(Items from a dataset)
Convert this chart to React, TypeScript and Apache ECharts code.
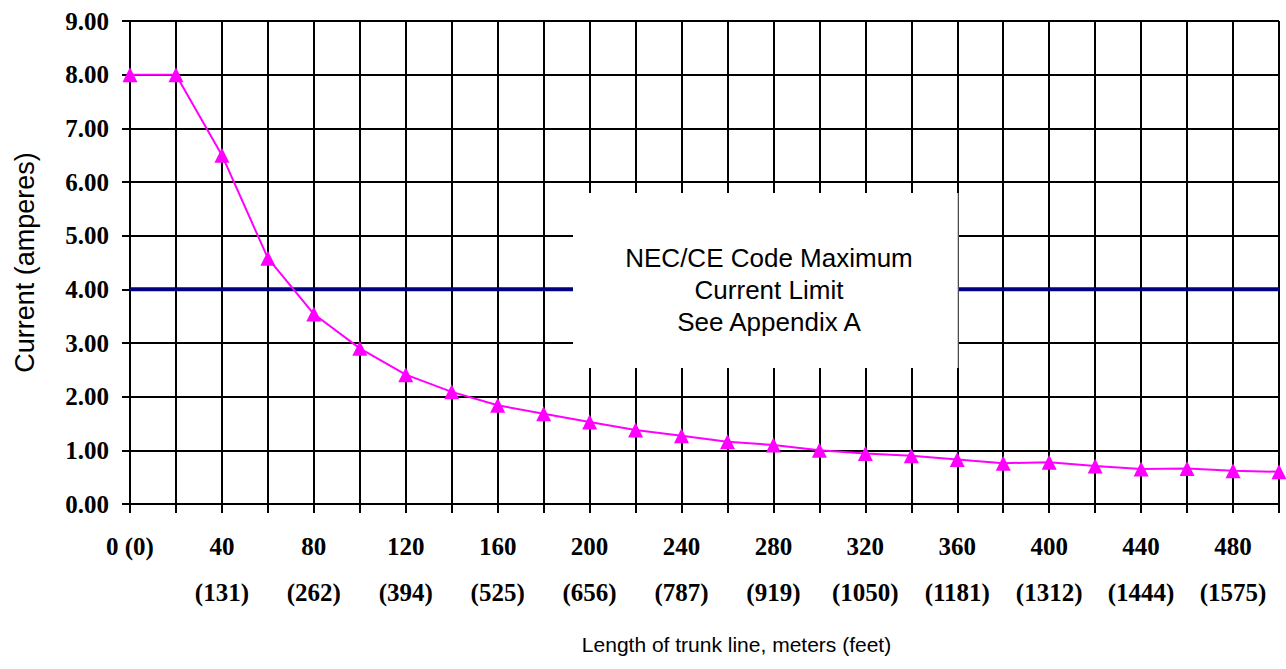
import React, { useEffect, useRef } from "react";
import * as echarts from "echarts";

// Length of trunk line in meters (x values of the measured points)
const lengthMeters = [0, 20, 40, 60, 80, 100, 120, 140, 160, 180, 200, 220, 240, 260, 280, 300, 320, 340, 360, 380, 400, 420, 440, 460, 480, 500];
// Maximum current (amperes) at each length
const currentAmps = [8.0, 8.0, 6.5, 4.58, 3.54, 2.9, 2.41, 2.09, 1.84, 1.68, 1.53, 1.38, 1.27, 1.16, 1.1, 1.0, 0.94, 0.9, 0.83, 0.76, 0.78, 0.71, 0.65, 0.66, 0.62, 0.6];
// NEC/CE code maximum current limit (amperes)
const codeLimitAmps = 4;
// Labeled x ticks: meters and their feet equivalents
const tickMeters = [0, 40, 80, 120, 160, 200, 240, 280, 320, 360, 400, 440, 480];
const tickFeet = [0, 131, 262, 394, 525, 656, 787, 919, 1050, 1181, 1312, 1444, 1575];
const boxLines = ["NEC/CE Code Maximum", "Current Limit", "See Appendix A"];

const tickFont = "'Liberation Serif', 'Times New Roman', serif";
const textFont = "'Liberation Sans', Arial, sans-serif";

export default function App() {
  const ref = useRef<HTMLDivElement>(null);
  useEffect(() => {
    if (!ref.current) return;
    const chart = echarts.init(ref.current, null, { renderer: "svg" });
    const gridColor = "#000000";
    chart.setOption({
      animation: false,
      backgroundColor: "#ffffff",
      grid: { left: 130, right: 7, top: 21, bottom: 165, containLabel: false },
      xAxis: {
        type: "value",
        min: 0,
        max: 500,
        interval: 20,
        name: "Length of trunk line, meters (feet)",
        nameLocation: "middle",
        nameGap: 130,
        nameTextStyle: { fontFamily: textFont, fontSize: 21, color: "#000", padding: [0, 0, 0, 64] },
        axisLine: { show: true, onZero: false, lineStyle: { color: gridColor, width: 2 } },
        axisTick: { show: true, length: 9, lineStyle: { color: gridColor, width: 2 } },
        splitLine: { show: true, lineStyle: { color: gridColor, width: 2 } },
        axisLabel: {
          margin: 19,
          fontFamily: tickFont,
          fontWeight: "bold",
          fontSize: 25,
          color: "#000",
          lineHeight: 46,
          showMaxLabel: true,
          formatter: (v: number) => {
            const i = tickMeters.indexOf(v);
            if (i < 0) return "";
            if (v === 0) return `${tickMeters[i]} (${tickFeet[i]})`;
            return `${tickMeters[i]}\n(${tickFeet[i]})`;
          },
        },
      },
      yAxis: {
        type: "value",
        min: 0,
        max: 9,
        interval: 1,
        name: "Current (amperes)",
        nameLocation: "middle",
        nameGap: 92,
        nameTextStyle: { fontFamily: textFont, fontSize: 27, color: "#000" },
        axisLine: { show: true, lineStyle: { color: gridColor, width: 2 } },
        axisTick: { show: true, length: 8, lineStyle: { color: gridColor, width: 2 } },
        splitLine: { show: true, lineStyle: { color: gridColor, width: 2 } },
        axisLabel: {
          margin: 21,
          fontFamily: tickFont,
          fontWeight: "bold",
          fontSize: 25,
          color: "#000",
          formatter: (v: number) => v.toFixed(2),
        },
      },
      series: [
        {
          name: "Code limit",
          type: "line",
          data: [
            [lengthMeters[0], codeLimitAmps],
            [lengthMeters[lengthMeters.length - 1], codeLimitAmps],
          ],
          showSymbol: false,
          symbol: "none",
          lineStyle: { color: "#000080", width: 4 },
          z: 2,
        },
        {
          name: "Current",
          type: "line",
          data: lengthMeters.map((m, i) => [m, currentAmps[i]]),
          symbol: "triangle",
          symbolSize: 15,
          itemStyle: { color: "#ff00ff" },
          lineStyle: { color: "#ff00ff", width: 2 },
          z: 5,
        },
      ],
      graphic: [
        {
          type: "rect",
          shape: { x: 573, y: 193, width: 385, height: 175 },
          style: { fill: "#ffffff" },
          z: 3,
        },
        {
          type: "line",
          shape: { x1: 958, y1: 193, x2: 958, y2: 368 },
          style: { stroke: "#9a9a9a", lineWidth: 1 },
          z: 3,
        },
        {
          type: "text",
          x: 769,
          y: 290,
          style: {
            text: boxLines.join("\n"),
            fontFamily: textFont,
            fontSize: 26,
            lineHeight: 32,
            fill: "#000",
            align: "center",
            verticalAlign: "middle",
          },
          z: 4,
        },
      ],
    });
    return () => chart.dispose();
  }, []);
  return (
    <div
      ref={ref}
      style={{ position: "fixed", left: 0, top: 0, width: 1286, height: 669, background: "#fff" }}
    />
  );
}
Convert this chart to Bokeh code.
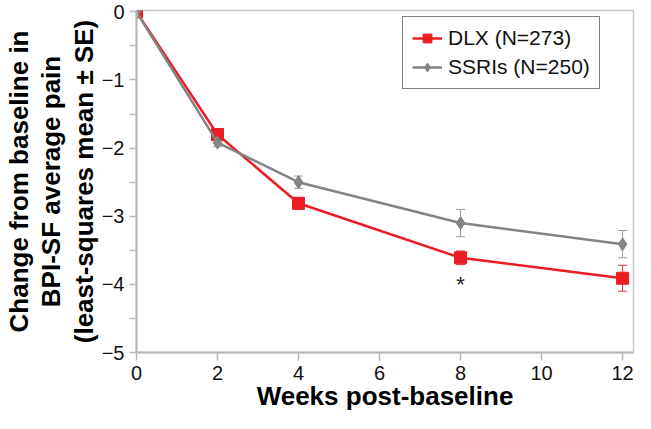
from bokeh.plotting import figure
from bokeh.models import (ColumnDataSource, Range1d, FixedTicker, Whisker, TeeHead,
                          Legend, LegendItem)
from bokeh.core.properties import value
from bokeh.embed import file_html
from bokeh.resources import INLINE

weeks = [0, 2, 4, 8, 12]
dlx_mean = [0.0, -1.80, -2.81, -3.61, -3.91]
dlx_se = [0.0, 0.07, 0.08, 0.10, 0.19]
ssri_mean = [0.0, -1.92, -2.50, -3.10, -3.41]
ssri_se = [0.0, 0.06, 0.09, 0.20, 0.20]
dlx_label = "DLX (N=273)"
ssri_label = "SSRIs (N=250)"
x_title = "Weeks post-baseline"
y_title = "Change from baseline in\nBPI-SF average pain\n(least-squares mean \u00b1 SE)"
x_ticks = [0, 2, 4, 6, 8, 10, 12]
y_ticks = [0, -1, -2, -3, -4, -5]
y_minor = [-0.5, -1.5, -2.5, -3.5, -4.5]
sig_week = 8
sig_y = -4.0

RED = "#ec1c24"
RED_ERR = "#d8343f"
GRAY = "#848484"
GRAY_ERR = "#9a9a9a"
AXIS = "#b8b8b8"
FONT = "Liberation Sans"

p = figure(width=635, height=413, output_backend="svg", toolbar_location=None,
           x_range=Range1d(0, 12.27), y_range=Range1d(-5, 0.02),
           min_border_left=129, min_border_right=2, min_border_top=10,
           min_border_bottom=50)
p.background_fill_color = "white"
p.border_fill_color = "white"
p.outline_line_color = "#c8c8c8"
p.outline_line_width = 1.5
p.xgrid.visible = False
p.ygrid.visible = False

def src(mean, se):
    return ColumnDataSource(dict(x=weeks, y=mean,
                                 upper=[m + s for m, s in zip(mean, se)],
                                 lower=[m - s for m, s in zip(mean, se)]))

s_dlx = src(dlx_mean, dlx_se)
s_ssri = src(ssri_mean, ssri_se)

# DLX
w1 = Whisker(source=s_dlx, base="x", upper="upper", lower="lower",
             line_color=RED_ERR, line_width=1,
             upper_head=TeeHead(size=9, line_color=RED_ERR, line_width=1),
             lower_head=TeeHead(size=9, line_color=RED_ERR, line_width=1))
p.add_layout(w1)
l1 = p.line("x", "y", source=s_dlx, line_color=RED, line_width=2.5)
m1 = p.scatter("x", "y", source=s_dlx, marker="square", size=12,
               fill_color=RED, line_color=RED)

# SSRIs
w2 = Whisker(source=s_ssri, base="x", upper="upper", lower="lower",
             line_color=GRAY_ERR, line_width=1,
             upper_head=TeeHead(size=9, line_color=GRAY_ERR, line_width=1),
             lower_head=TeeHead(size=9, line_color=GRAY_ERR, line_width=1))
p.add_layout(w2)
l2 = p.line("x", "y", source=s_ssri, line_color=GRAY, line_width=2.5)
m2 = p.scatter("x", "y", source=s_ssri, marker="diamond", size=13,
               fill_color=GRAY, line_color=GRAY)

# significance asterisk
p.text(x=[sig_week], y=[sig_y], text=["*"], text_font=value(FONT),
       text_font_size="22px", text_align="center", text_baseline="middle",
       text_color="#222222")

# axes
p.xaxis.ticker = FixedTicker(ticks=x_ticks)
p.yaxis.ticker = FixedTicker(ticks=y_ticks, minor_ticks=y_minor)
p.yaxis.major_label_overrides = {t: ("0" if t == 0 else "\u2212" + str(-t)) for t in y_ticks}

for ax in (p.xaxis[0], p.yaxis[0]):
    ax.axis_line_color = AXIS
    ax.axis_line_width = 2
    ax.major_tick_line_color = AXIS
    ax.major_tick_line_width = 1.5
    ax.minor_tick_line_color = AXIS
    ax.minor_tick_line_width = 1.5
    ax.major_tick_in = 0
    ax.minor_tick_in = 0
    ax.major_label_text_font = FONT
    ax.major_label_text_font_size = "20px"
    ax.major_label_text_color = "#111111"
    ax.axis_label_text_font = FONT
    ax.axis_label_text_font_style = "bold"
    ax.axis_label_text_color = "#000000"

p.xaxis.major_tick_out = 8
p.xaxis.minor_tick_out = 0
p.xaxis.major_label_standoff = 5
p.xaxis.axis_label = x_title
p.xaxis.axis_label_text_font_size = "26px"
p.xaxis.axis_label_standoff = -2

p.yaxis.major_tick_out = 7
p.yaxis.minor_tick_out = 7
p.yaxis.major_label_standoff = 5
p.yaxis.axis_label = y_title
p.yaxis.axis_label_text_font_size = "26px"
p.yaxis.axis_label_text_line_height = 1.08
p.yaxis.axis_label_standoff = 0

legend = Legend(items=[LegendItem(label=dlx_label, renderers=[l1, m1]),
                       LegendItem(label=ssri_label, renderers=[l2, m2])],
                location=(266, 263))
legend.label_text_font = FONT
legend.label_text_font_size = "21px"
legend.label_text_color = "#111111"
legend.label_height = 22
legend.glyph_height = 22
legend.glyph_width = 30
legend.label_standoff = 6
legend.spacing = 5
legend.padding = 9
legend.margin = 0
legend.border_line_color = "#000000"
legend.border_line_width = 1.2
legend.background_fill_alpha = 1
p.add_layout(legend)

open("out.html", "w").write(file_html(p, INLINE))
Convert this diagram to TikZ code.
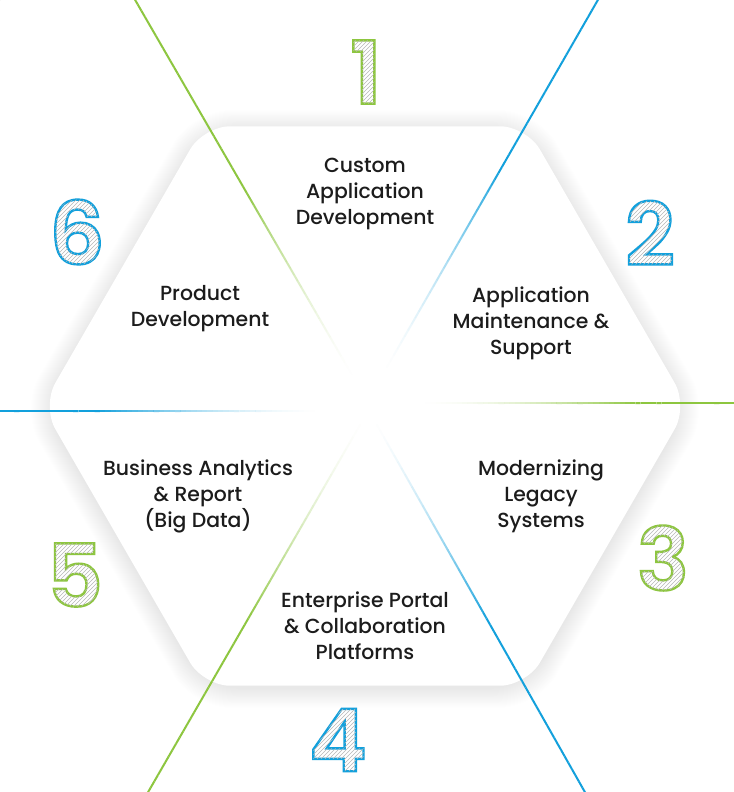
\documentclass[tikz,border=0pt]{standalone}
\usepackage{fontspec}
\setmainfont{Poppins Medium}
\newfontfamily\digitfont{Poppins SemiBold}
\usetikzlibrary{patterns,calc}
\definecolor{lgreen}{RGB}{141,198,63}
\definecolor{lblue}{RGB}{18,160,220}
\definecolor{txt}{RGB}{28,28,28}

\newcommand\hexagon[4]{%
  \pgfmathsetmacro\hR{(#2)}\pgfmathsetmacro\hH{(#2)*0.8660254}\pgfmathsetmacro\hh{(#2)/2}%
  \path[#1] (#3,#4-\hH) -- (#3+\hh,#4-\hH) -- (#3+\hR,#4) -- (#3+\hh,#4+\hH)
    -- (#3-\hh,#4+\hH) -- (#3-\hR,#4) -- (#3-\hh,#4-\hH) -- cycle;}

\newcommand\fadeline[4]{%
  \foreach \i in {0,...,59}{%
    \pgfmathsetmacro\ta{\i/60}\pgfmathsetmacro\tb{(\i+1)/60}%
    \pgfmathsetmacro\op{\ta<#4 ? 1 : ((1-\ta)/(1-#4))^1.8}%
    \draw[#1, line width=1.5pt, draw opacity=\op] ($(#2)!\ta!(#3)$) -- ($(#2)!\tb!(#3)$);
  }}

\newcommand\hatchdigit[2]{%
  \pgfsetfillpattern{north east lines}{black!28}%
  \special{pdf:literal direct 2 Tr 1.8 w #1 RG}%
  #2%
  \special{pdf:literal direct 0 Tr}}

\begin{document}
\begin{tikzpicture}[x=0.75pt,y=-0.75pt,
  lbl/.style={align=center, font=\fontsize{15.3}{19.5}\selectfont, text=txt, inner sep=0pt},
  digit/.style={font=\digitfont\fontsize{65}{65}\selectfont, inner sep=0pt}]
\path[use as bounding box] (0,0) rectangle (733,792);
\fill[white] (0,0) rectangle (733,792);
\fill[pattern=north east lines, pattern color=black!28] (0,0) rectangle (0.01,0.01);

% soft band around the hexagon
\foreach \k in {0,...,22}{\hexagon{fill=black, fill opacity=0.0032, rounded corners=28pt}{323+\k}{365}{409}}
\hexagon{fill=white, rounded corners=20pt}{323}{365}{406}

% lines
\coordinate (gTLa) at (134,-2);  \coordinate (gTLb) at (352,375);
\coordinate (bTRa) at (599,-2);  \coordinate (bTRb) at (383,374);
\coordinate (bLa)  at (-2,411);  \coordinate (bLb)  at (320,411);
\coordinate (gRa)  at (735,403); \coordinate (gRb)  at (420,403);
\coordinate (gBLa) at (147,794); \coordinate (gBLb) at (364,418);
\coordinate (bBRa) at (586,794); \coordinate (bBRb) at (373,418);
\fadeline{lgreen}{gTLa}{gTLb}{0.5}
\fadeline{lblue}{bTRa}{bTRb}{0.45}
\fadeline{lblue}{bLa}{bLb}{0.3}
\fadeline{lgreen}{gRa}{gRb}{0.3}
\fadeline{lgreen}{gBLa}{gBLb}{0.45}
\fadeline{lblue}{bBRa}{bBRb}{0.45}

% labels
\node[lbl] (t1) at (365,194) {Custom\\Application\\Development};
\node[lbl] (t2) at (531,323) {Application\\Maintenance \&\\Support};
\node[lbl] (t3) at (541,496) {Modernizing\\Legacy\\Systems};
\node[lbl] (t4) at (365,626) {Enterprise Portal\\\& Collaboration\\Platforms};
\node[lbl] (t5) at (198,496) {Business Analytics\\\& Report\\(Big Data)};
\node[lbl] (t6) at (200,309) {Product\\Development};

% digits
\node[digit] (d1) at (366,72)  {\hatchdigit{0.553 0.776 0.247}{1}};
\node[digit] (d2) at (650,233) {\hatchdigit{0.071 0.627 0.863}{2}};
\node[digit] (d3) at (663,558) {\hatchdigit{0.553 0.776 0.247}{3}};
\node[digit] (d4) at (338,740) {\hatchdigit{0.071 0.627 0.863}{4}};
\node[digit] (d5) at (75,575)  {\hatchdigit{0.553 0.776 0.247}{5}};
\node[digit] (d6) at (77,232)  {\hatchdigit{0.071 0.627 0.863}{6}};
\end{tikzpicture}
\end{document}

Problem description: Skip the pictures and quote each line of the entries above, from the first through the line with "import * as", exactly as it appears.

Answer below:
Convert this chart to React, TypeScript and Apache ECharts code.
import React, { useEffect, useRef } from "react";
import * as echarts from "echarts";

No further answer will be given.